Later on in Lovecraft’s novella, Akeley describes the supernatural entity as “the amorphous, toad-like god creature” who is mentioned in various ancient documents, among them “the Commoriom myth-cycle preserved by the Atlantean high-priest Klarkash-Ton”—an amusing in-joke.  In my humble opinion, The Whisperer in Darkness is one of Lovecraft’s best attempts at proto-science fiction.  (See also ‘The Whisperer’—One of Lovecraft’s Best.)                                

But Tsathoggua seems to be Clark Ashton Smith’s invention.  He referenced Tsathoggua in an earlier story written in 1929, The Tale of Satampra Zeiros, which was eventually published in Weird Tales, also in 1931.  (Lovecraft’s story came out in August of that year; Clark’s in November.)   

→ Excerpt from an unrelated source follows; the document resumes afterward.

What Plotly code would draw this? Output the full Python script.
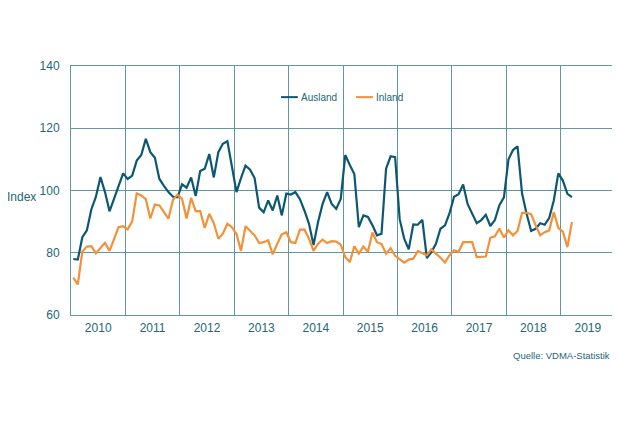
import plotly.graph_objects as go

YEARS = list(range(2010, 2020))
YEAR_LABELS = [str(y) for y in YEARS]
MONTHS_LAST_YEAR = 3  # data runs Jan 2010 - Mar 2019

AUSLAND = [
    78, 77.8, 85, 87.2, 94, 98, 104.3, 99.5, 93.3, 97.3, 101.6, 105.5,
    103.7, 104.8, 109.6, 111.4, 116.6, 112.3, 110.5, 103.7, 101.5, 99.5, 98, 97.8,
    102, 100.9, 104.2, 98.2, 106.3, 107, 111.7, 104.2, 112.3, 115, 115.8, 108,
    99.5, 104, 108, 106.7, 104, 94.5, 93, 96.8, 93.6, 98.4, 92, 99,
    98.7, 99.5, 97.2, 93.5, 89.3, 82.5, 89.9, 95.7, 99.5, 95.7, 94.1, 97.3,
    111.4, 108.2, 105.3, 88.2, 92, 91.5, 88.8, 85.6, 86.1, 107, 111, 110.7,
    90.8, 84.5, 81.1, 89.1, 89, 90.6, 78.3, 80.2, 82.9, 87.7, 88.8, 92.7,
    98, 98.8, 101.9, 95.6, 92.5, 89.5, 90.5, 92.2, 88.6, 90.5, 95.3, 97.8,
    110, 113, 114.2, 99, 92.5, 87, 87.7, 89.5, 89, 91.2, 96.8, 105.5,
    103.2, 98.9, 97.9,
]

INLAND = [
    72, 69.8, 80.4, 82, 82.1, 79.8, 81.5, 83.2, 80.6, 84.7, 88.2, 88.5,
    87.5, 90.1, 99.1, 98.4, 97.2, 91, 95.5, 95.2, 93, 91, 97, 98.7,
    97.3, 91, 97.6, 93.4, 93.4, 88, 92.5, 89.5, 84.5, 86.1, 89.3, 88.2,
    86, 80.6, 88.5, 87.2, 85.6, 83.1, 83.4, 84, 79.5, 82.9, 85.9, 86.6,
    83.4, 83.1, 87.4, 87.4, 84.5, 80.6, 82.9, 84.2, 83.1, 83.7, 83.6, 82.6,
    78.6, 77, 82.1, 79.7, 82, 80.3, 86.5, 83.4, 82.8, 79.7, 81.5, 79,
    77.8, 76.8, 77.8, 78.1, 80.5, 79.9, 79.2, 81.1, 79.9, 78.4, 76.9, 79.2,
    80.8, 80.3, 83.4, 83.4, 83.4, 78.6, 78.8, 78.8, 84.8, 85.3, 87.8, 84.9,
    87.2, 85.6, 87, 92.8, 92.8, 92.4, 88.8, 85.6, 86.6, 87.2, 93.1, 88,
    86.8, 81.8, 89.9,
]

# month positions as fractional years (mid-month)
X = [YEARS[0] + (i + 0.5) / 12 for i in range(len(AUSLAND))]

TEXT = "#246676"
GRID = "#5f98a3"
C_AUS = "#0c5872"
C_INL = "#f39138"
FONT = "Liberation Sans, Arial, sans-serif"

fig = go.Figure()
fig.add_trace(go.Scatter(x=X, y=AUSLAND, mode="lines", name="Ausland",
                         line=dict(color=C_AUS, width=2.2)))
fig.add_trace(go.Scatter(x=X, y=INLAND, mode="lines", name="Inland",
                         line=dict(color=C_INL, width=2.2)))

# page body has an 8px margin, so the figure is sized/offset to compensate
fig.update_layout(
    width=612, height=422,
    margin=dict(l=63, r=5, t=58, b=115, autoexpand=False),
    paper_bgcolor="white", plot_bgcolor="white",
    showlegend=False,
    font=dict(family=FONT, color=TEXT, size=12),
)
fig.update_xaxes(
    range=[2010, 2020],
    tickmode="array",
    tickvals=[y + 0.5 for y in YEARS],
    ticktext=YEAR_LABELS,
    showgrid=False, zeroline=False,
    showline=True, mirror=True, linecolor=GRID, linewidth=1,
    ticks="outside", ticklen=2, tickcolor="rgba(0,0,0,0)",
    minor=dict(tickmode="array", tickvals=YEARS[1:], showgrid=True,
               gridcolor=GRID, gridwidth=1, ticks=""),
    tickfont=dict(size=12, color=TEXT),
)
fig.update_yaxes(
    range=[60, 140], dtick=20, tick0=60,
    showgrid=True, gridcolor=GRID, gridwidth=1, zeroline=False,
    showline=True, mirror=True, linecolor=GRID, linewidth=1,
    ticks="outside", ticklen=8, tickcolor="rgba(0,0,0,0)",
    tickfont=dict(size=12, color=TEXT),
)

# legend drawn manually (short line samples)
legend_items = [("Ausland", C_AUS, 0.386), ("Inland", C_INL, 0.524)]
for name, col, x0 in legend_items:
    fig.add_shape(type="line", xref="paper", yref="paper",
                  x0=x0, x1=x0 + 0.031, y0=0.875, y1=0.875,
                  line=dict(color=col, width=2))
    fig.add_annotation(xref="paper", yref="paper", x=x0 + 0.033, y=0.875,
                       text=name, showarrow=False, xanchor="left",
                       yanchor="middle", font=dict(size=10, color=TEXT))

fig.add_annotation(xref="paper", yref="paper", x=-0.121, y=0.474,
                   text="Index", showarrow=False, xanchor="left",
                   yanchor="middle", font=dict(size=12, color=TEXT))
fig.add_annotation(xref="paper", yref="paper", x=0.9945, y=-0.161,
                   text="Quelle: VDMA-Statistik", showarrow=False,
                   xanchor="right", yanchor="middle",
                   font=dict(size=9.5, color=TEXT))

fig.write_html("out.html")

As described in two of Clark’s stories, Tsathoggua is a supernatural entity somewhat resembling the combination of a toad, bat and sloth.  “You shall know Tsathoogua by his great girth and his batlike furriness and the look of a sleepy black toad…He will rise not from his place, even in the ravening of hunger, but will wait in divine slothfulness for the sacrifice,” as the wizard Ezdagor depicts him.   So he is horrible, but also a bit slow—“sluggish and baleful”.  Tsathoggua seems to embody one of Clark’s favorite themes:  decadence.  The entity appears in the author’s “Hyperborean” cycle of stories.